April 2, 2013
We did an interview with high school student Madeleine Nesbitt for Tangerine Entertainment. Here are some highlights!
Madeleine Nesbitt: Was there an event in your life that kindled your interest in filmmaking, and how did it make you interested in filmmaking?
Eliza Hittman: I’ve always been passionate about storytelling. When I was in elementary school, I joined a storytelling group that met during lunch. We picked books, memorized them and performed them in front of the entire school. That experience was very powerful for me. I stood up in front of hundreds of kids, and I realized I had the innate ability to communicate and connect with people. The kids in the audience laughed and gasped and I went on to win several competitions. Later, I studied theater, acting and directing in high school and college. But I couldn’t get past the ephemeral nature of it. It was like building sand castles only to watch them wash away before I could even appreciate what went into it. I always loved American independent film. It wasn’t until much after college that I really became confident enough to want to do it. I was intimidated by it. There was so much technical knowledge that I felt I didn’t have and wouldn’t ever have. A lot of my mentors were pushing me to go to grad school, so I bought a camcorder and decided to try and make something to see if I could at least get in. Getting past that first something was the hardest part.
MN: “It Felt Like Love” is your first feature film.
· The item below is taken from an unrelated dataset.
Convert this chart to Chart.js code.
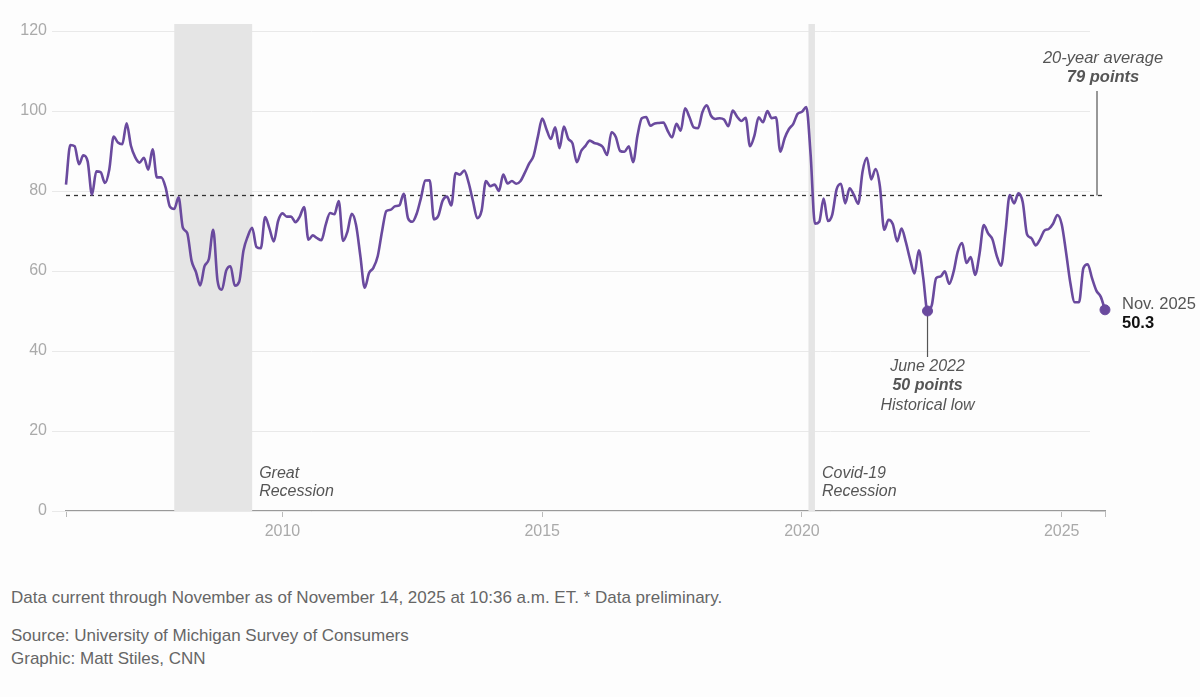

What was an experience in the making of the film where you really felt confident about your film and how it was turning out?
EH: The process of making a film is really difficult in an emotional sense. Every step of the way I was filled with a profound sense of doubt. I wrote the script and everyone hated it. I kept revising it and revising it until people seemed to hate it less. I really loved the main character I had come up with and felt she was truly an extension of all my demons and insecurities. That’s what kept me going. I knew the character had soul, because I’d injected her with so much of myself (in a fictional context). Then, when we started casting all the young actresses I saw were so scared of the character! I didn’t know what to make of that! It was a long process of getting to know Gina Piersanti and her mom Jill Armus before they agreed to do it. I shot on HD for the first time and having access to the dailies while we were shooting threw me off. I doubted every choice and felt everything we shot was wrong and that it was going to be a giant expensive failure. But I have a really amazing boyfriend, Scott Cummings, who is also a talented filmmaker and after the first few days, he looked at the footage and told me I had nothing to worry about and keep going! The nice thing about a feature, is that you really find your stride which had never happened to me before on short. With shorts just when you get comfortable, the shoot is over. But with “It Felt Like Love,” the cast and crew really gelled and we had a really positive environment, and after the first few days, we found a stride together and with that came confidence. I don’t know if I’ll ever feel 100% confident, maybe that’s what keeps me going, aspiring to be confident.
MN: Eliza said that there had been a lot of discussion about the sexualization of girls and women in the media during the casting process for “It Felt Like Love.” How do you feel the sexualization of girls in the media affects you, as a young actress and as a teenage girl, and are there any unique pressures you face as an actress?
Gina Piersanti: There’s definitely a lot of sexualization in the media, TV shows, advertisements, music videos, you name it. Especially in the digital age when everyone is constantly plugged into something. It seems so many young girls are exposed to it younger and younger. The first step of course is noticing it and calling attention to it and I’m seeing that done more and more.
I think there’s pressure for actresses and everyone for that matter to look a certain way. whether it be an actress being told to lose weight for a role or someone looking at a magazine and saying “I don’t look like that,” not to mention that most things in print are so retouched they are not even real. It’s an important issue.